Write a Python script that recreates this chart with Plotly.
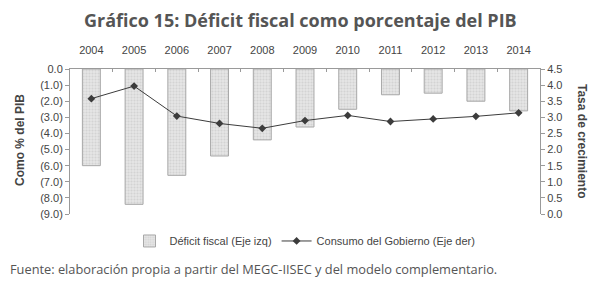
import plotly.graph_objects as go

years = ["2004", "2005", "2006", "2007", "2008", "2009", "2010", "2011", "2012", "2013", "2014"]
deficit = [-6.0, -8.4, -6.6, -5.4, -4.4, -3.6, -2.5, -1.6, -1.5, -2.0, -2.6]
consumo = [3.58, 3.97, 3.04, 2.81, 2.66, 2.90, 3.06, 2.87, 2.95, 3.03, 3.14]
left_ticks = [0, -1, -2, -3, -4, -5, -6, -7, -8, -9]
left_ticktext = ["0.0", "(1.0)", "(2.0)", "(3.0)", "(4.0)", "(5.0)", "(6.0)", "(7.0)", "(8.0)", "(9.0)"]

AX = "#9a9a9a"
TXT = "#444444"
FONT = "Liberation Sans, Arial, sans-serif"

fig = go.Figure()
fig.add_trace(go.Bar(
    x=years, y=deficit, name="Déficit fiscal (Eje izq)",
    marker=dict(color="#e6e6e6", line=dict(color="#a8a8a8", width=1),
                pattern=dict(shape=".", fgcolor="#c0c0c0", size=3, solidity=0.4)),
    yaxis="y",
))
fig.add_trace(go.Scatter(
    x=years, y=consumo, name="Consumo del Gobierno (Eje der)",
    mode="lines+markers", line=dict(color="#3c3c3c", width=1),
    marker=dict(symbol="diamond", size=6, color="#3c3c3c"),
    yaxis="y2",
))

fig.update_layout(
    width=599, height=284,
    margin=dict(l=70, r=59, t=69, b=70, autoexpand=False),
    paper_bgcolor="white", plot_bgcolor="white",
    font=dict(family=FONT, size=11, color=TXT),
    bargap=0.58,
    showlegend=True,
    legend=dict(orientation="h", x=0.5, xanchor="center", y=-0.186, yanchor="middle",
                font=dict(size=11, color=TXT), tracegroupgap=0),
    xaxis=dict(type="category", side="top", range=[-0.5, len(years) - 0.5],
               showline=True, linecolor=AX, linewidth=1,
               ticks="inside", ticklen=3, tickcolor=AX, tickson="boundaries",
               showgrid=False, zeroline=False, ticklabelstandoff=10, automargin=False,
               tickfont=dict(size=11, color=TXT)),
    yaxis=dict(range=[-9, 0], tickvals=left_ticks, ticktext=left_ticktext,
               showline=True, linecolor=AX, linewidth=1, ticks="outside", ticklen=4,
               tickcolor=AX, showgrid=False, zeroline=False, automargin=False,
               tickfont=dict(size=11, color=TXT)),
    yaxis2=dict(range=[0, 4.5], dtick=0.5, tickformat=".1f", overlaying="y", side="right",
                showline=True, linecolor=AX, linewidth=1, ticks="outside", ticklen=4,
                tickcolor=AX, showgrid=False, zeroline=False, automargin=False,
                tickfont=dict(size=11, color=TXT)),
)

fig.add_annotation(text="<b>Gráfico 15: Déficit fiscal como porcentaje del PIB</b>",
                   xref="paper", yref="paper", x=(300 - 70) / 470, y=(214 - 20) / 145,
                   xanchor="center", yanchor="middle", showarrow=False,
                   font=dict(family="Open Sans, sans-serif", size=18, color="#555555"))
fig.add_annotation(text="<b>Como % del PIB</b>", textangle=-90,
                   xref="paper", yref="paper", x=(20 - 70) / 470, y=(214 - 140) / 145,
                   xanchor="center", yanchor="middle", showarrow=False,
                   font=dict(family=FONT, size=12, color=TXT))
fig.add_annotation(text="<b>Tasa de crecimiento</b>", textangle=90,
                   xref="paper", yref="paper", x=(582 - 70) / 470, y=(214 - 141) / 145,
                   xanchor="center", yanchor="middle", showarrow=False,
                   font=dict(family=FONT, size=12, color=TXT))
fig.add_annotation(text="Fuente: elaboración propia a partir del MEGC-IISEC y del modelo complementario.",
                   xref="paper", yref="paper", x=(8 - 70) / 470, y=(214 - 269) / 145,
                   xanchor="left", yanchor="middle", showarrow=False,
                   font=dict(family="Open Sans, sans-serif", size=12.8, color="#555555"))

fig.write_html("out.html", config={"displayModeBar": False},
               post_script="document.body.style.margin='0';")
──────
WHAT IS BEING ASKED ->
Set down again, exactly, the lines of the material above from its first line to the one with "import plotly.graph_objects as go", inclusive. Leave the pictures out.

SOLUTION FOR THIS PROBLEM ->
Write a Python script that recreates this chart with Plotly.
import plotly.graph_objects as go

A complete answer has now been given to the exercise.